If someone can't see their cat photos, it could be anywhere from their device to their network, their ISP to the server, the programs on that server, the other server that holds the photos... Like with the fan they know the power is generally ok because the lights didn't go out, but from that point you actually need some conceptual model of the complexity to even know who to call

[–] [email protected] 4 points 9 months ago (2 children)

part is because the technology tries to hide the inner workings for the user experience and the profit. part is because education systems dont teach any systems concepts, and if they tried to they would be hopelessly outdated. part is because repairability and support are loss centers.

[–] [email protected] 7 points 9 months ago* (last edited 9 months ago) (1 children)

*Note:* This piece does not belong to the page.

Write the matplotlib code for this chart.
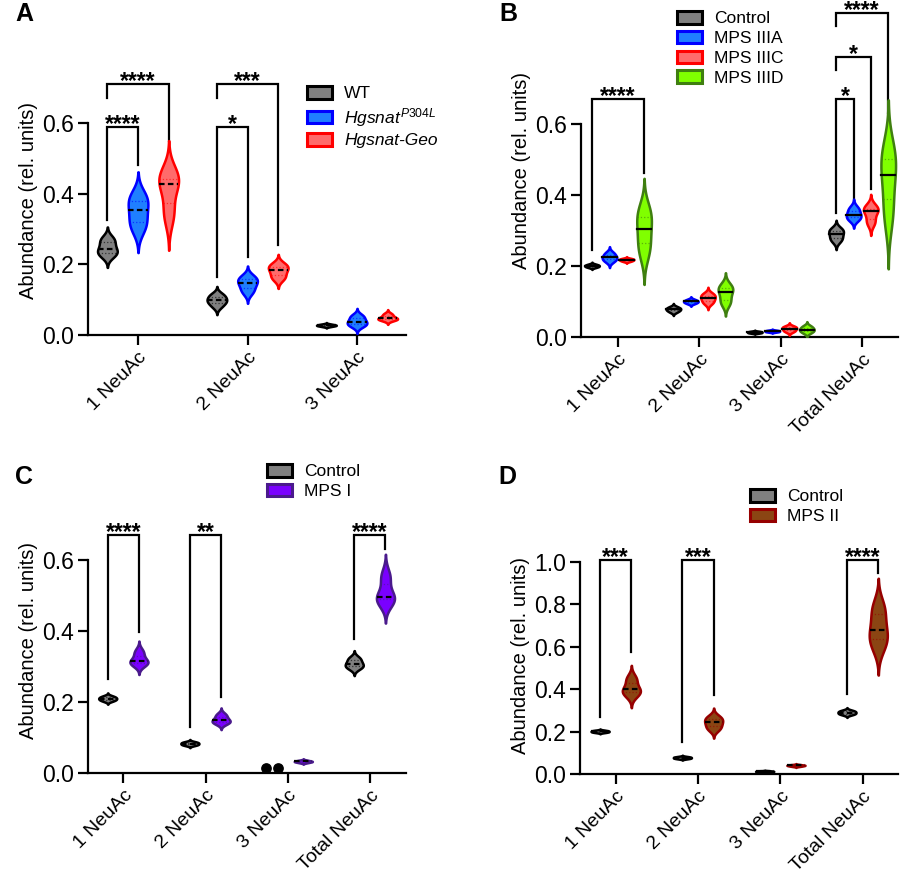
import numpy as np
import matplotlib
matplotlib.use("Agg")
import matplotlib.pyplot as plt
from matplotlib.patches import Patch

plt.rcParams['font.family'] = ['Liberation Sans', 'DejaVu Sans']
plt.rcParams['mathtext.fontset'] = 'custom'
plt.rcParams['mathtext.it'] = 'Liberation Sans:italic'
plt.rcParams['mathtext.rm'] = 'Liberation Sans'

# ---- data ----
cats3 = ['1 NeuAc', '2 NeuAc', '3 NeuAc']
cats4 = ['1 NeuAc', '2 NeuAc', '3 NeuAc', 'Total NeuAc']

# panel A
a_groups = ['WT', r'$\mathit{Hgsnat}^{\mathit{P304L}}$', 'Hgsnat-Geo']
a_wt = [[0.225, 0.232, 0.238, 0.25, 0.268, 0.272],
        [0.08, 0.09, 0.097, 0.10, 0.11, 0.115],
        [0.024, 0.026, 0.027, 0.028, 0.029, 0.031]]
a_p304l = [[0.30, 0.315, 0.34, 0.365, 0.385, 0.395],
           [0.12, 0.13, 0.145, 0.15, 0.16, 0.165],
           [0.025, 0.03, 0.035, 0.04, 0.05, 0.055]]
a_geo = [[0.33, 0.36, 0.42, 0.435, 0.445, 0.46],
         [0.16, 0.165, 0.18, 0.188, 0.195, 0.2],
         [0.042, 0.045, 0.046, 0.048, 0.055, 0.06]]

# panel B
b_groups = ['Control', 'MPS IIIA', 'MPS IIIC', 'MPS IIID']
b_ctrl = [[0.196, 0.198, 0.2, 0.201, 0.203, 0.205],
          [0.07, 0.074, 0.077, 0.079, 0.082, 0.085],
          [0.011, 0.012, 0.013, 0.014, 0.015, 0.016],
          [0.27, 0.277, 0.285, 0.295, 0.3, 0.305]]
b_3a = [[0.212, 0.218, 0.222, 0.226, 0.232, 0.238],
        [0.094, 0.097, 0.099, 0.101, 0.103, 0.106],
        [0.014, 0.015, 0.016, 0.017, 0.018, 0.019],
        [0.33, 0.335, 0.342, 0.348, 0.358, 0.365]]
b_3c = [[0.213, 0.215, 0.217, 0.218, 0.22, 0.221],
        [0.095, 0.1, 0.108, 0.112, 0.118, 0.122],
        [0.015, 0.018, 0.022, 0.025, 0.028, 0.03],
        [0.32, 0.328, 0.35, 0.358, 0.362, 0.368]]
b_3d = [[0.235, 0.255, 0.29, 0.32, 0.345, 0.36],
        [0.095, 0.1, 0.12, 0.133, 0.138, 0.145],
        [0.012, 0.016, 0.02, 0.022, 0.027, 0.031],
        [0.33, 0.37, 0.44, 0.475, 0.51, 0.53]]

# panel C
c_groups = ['Control', 'MPS I']
c_ctrl = [[0.203, 0.206, 0.209, 0.211, 0.214, 0.217],
          [0.078, 0.08, 0.082, 0.084, 0.086, 0.088],
          [0.015, 0.015, 0.015, 0.015, 0.015, 0.015],
          [0.295, 0.3, 0.305, 0.31, 0.32, 0.325]]
c_mps1 = [[0.305, 0.31, 0.314, 0.318, 0.335, 0.345],
          [0.14, 0.143, 0.147, 0.151, 0.16, 0.166],
          [0.029, 0.031, 0.032, 0.033, 0.034, 0.036],
          [0.48, 0.49, 0.495, 0.5, 0.545, 0.56]]

# panel D
d_groups = ['Control', 'MPS II']
d_ctrl = [[0.196, 0.198, 0.2, 0.202, 0.204, 0.206],
          [0.072, 0.074, 0.076, 0.078, 0.08, 0.082],
          [0.01, 0.011, 0.012, 0.013, 0.014, 0.015],
          [0.28, 0.284, 0.288, 0.292, 0.296, 0.3]]
d_mps2 = [[0.37, 0.385, 0.395, 0.403, 0.44, 0.455],
          [0.21, 0.22, 0.238, 0.248, 0.262, 0.27],
          [0.036, 0.038, 0.04, 0.041, 0.042, 0.044],
          [0.6, 0.63, 0.66, 0.7, 0.77, 0.79]]

# significance brackets: (category, group1, group2, top, leg1 bottom, leg2 bottom, stars)
a_sig = [(0, 0, 1, 0.59, 0.325, 0.48, '****'), (0, 0, 2, 0.71, 0.67, 0.55, '****'),
         (1, 0, 1, 0.59, 0.165, 0.22, '*'), (1, 0, 2, 0.71, 0.67, 0.255, '***')]
b_sig = [(0, 0, 3, 0.671, 0.245, 0.461, '****'), (3, 0, 1, 0.671, 0.348, 0.376, '*'),
         (3, 0, 2, 0.79, 0.752, 0.416, '*'), (3, 0, 3, 0.912, 0.875, 0.63, '****')]
c_sig = [(0, 0, 1, 0.671, 0.266, 0.398, '****'), (1, 0, 1, 0.671, 0.13, 0.214, '**'),
         (3, 0, 1, 0.671, 0.379, 0.633, '****')]
d_sig = [(0, 0, 1, 1.009, 0.269, 0.574, '***'), (1, 0, 1, 1.009, 0.149, 0.374, '***'),
         (3, 0, 1, 1.009, 0.379, 0.947, '****')]

# colours (edge, fill)
c_black = ('#000000', '#808080')
c_blue = ('#0000ff', '#1f7fff')
c_red = ('#ff0000', '#ff6b6b')
c_green = ('#3f7f10', '#80ff00')
c_purple = ('#4a1a8c', '#7a00ff')
c_brown = ('#960000', '#8b4513')


def kde(vals, cut=2.5):
    v = np.asarray(vals, float)
    bw = v.std(ddof=1) * len(v) ** (-0.2)
    y = np.linspace(v.min() - cut * bw, v.max() + cut * bw, 300)
    d = np.exp(-0.5 * ((y[:, None] - v[None, :]) / bw) ** 2).sum(1)
    return y, d / d.max()


def violin(ax, x, vals, col, hw, solid_med=False):
    v = np.asarray(vals, float)
    if v.std() == 0:
        ax.scatter([x - 0.07, x + 0.07], [v[0], v[0]], s=45, color=col[0], zorder=3)
        return
    y, d = kde(v)
    ax.fill_betweenx(y, x - d * hw, x + d * hw, facecolor=col[1], edgecolor=col[0],
                     lw=1.8, zorder=3)
    q1, med, q3 = np.percentile(v, [25, 50, 75])
    for q in (q1, q3):
        w = np.interp(q, y, d) * hw
        ax.plot([x - w, x + w], [q, q], ls=':', lw=0.9, color=col[0], alpha=0.6, zorder=4)
    w = np.interp(med, y, d) * hw
    ax.plot([x - w, x + w], [med, med], ls='-' if solid_med else (0, (2.5, 1.5)),
            lw=1.6, color='black', zorder=4)


def bracket(ax, xs, sig):
    for ci, g1, g2, top, b1, b2, txt in sig:
        x1, x2 = ci + xs[g1], ci + xs[g2]
        ax.plot([x1, x1, x2, x2], [b1, top, top, b2], color='black', lw=1.6,
                clip_on=False, solid_joinstyle='miter')
        ax.annotate(txt, ((x1 + x2) / 2, top), xytext=(0, -3), textcoords='offset points',
                    ha='center', va='baseline', fontsize=16.5, fontweight='bold',
                    annotation_clip=False)


def style(ax, cats, xlim, ylim, yticks):
    ax.set_xlim(*xlim)
    ax.set_ylim(*ylim)
    for s in ('top', 'right'):
        ax.spines[s].set_visible(False)
    ax.spines['left'].set_bounds(yticks[0], yticks[-1])
    ax.spines['left'].set_linewidth(1.6)
    ax.spines['bottom'].set_linewidth(1.6)
    ax.set_yticks(yticks)
    ax.set_yticklabels(['%.1f' % t for t in yticks], fontsize=16.5)
    ax.set_xticks(range(len(cats)))
    ax.set_xticklabels(cats, rotation=45, ha='right', va='top', rotation_mode='anchor',
                       fontsize=14)
    ax.tick_params(axis='both', length=7, width=1.6)
    ax.tick_params(axis='y', pad=3)
    ax.tick_params(axis='x', pad=3)
    ax.set_ylabel('Abundance (rel. units)', fontsize=14.5, labelpad=3)


def legend(ax, names, cols, x, y):
    handles = [Patch(facecolor=c[1], edgecolor=c[0], lw=2.2) for c in cols]
    leg = ax.legend(handles, names, loc='upper left', bbox_to_anchor=(x / 900, 1 - y / 880),
                    bbox_transform=fig.transFigure, frameon=False, fontsize=12.5,
                    handlelength=1.45, handleheight=0.75, handletextpad=0.7,
                    labelspacing=0.25, borderpad=0, borderaxespad=0)
    return leg


fig = plt.figure(figsize=(9, 8.8), dpi=100)

# ---- A ----
axA = fig.add_axes([88 / 900, 1 - 335 / 880, 318 / 900, 0.76 * 353.3 / 880])
xsA = [-0.28, 0.0, 0.28]
for gi, (grp, col) in enumerate(zip([a_wt, a_p304l, a_geo], [c_black, c_blue, c_red])):
    for ci, vals in enumerate(grp):
        violin(axA, ci + xsA[gi], vals, col, 0.09)
style(axA, cats3, (-0.457, 2.447), (0, 0.76), [0.0, 0.2, 0.4, 0.6])
bracket(axA, xsA, a_sig)
legA = legend(axA, a_groups, [c_black, c_blue, c_red], 307, 86)
legA.get_texts()[2].set_style('italic')

# ---- B ----
axB = fig.add_axes([581 / 900, 1 - 337 / 880, 317 / 900, 0.94 * 355 / 880])
xsB = [-0.32, -0.105, 0.105, 0.32]
for gi, (grp, col) in enumerate(zip([b_ctrl, b_3a, b_3c, b_3d], [c_black, c_blue, c_red, c_green])):
    for ci, vals in enumerate(grp):
        violin(axB, ci + xsB[gi], vals, col, 0.09, solid_med=True)
style(axB, cats4, (-0.455, 3.44), (0, 0.94), [0.0, 0.2, 0.4, 0.6])
bracket(axB, xsB, b_sig)
legend(axB, b_groups, [c_black, c_blue, c_red, c_green], 677, 11)

# ---- C ----
axC = fig.add_axes([88 / 900, 1 - 773 / 880, 318 / 900, 0.75 * 354.5 / 880])
xsC = [-0.19, 0.19]
for gi, (grp, col) in enumerate(zip([c_ctrl, c_mps1], [c_black, c_purple])):
    for ci, vals in enumerate(grp):
        violin(axC, ci + xsC[gi], vals, col, 0.11)
style(axC, cats4, (-0.43, 3.44), (0, 0.75), [0.0, 0.2, 0.4, 0.6])
bracket(axC, xsC, c_sig)
legend(axC, c_groups, [c_black, c_purple], 267, 464)

# ---- D ----
axD = fig.add_axes([580 / 900, 1 - 774 / 880, 318 / 900, 1.12 * 212 / 880])
xsD = [-0.19, 0.19]
for gi, (grp, col) in enumerate(zip([d_ctrl, d_mps2], [c_black, c_brown])):
    for ci, vals in enumerate(grp):
        violin(axD, ci + xsD[gi], vals, col, 0.11)
style(axD, cats4, (-0.434, 3.43), (0, 1.12), [0.0, 0.2, 0.4, 0.6, 0.8, 1.0])
bracket(axD, xsD, d_sig)
legend(axD, d_groups, [c_black, c_brown], 750, 489)

for lab, x, y in [('A', 15, 2), ('B', 499, 2), ('C', 15, 465), ('D', 498, 465)]:
    fig.text(x / 900, 1 - y / 880, lab, fontsize=18, fontweight='bold', va='top', ha='left')

fig.savefig('out.png', dpi=100)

There was a period of time, way back when, in which personal computers were relatively common in households, but repair services basically didn’t exist in most places. Computers were still expensive, and not really useful enough that you’d just go buy a new one when it broke, you’d either fix it or hope someone you know could show you how.

That was a time of “learn or don’t use it” (we had a pc we couldn’t use for 6 months until we figured out how to fix it) and it’s sad that it was so short, because only a very specific age group of people grew up with that pioneering mindset. Since then it’s gotten more “user friendly/foolproof” (locked down and hidden) and the knowledge of how to do stuff with it is becoming more rare on the whole.

I always sort of expected that generations younger than mine would be more tech inclined (inner workings, not just using it) but they really aren’t due to how so much of our modern tech is just.. not approachable, locked, or hidden.

[–] [email protected] 2 points 9 months ago

This is very well put, I was in this as well. Everything was so much more tinker-able. I miss that. I took felt that people would just be inherently more knowledgeable.

[–] [email protected] 2 points 9 months ago

The primary reason is that the technology is designed in such a way that large distributed teams of people can build them without anyone needing to understand the entire structure, because the entire structure is beyond the understanding of a single mind.

A software developer wouldn't even try to read all the source code of all the libraries their app relies on, nor the machine operations and logic operations and character encodings and chip design and the chemistry and physics of computation.

We've consciously decided to abstract things down to reliable interfaces, and as long as the thing behind the interface works, we can understand the interface and build on top of it.

These other reasons are secondary to this one: people don't understand fully because we've gone beyond what a human can fully understand, and deliberately and consciously, decided to adopt this system of abstractions and interface contracts to allow ourselves to operate in the space beyond where the human mind can go.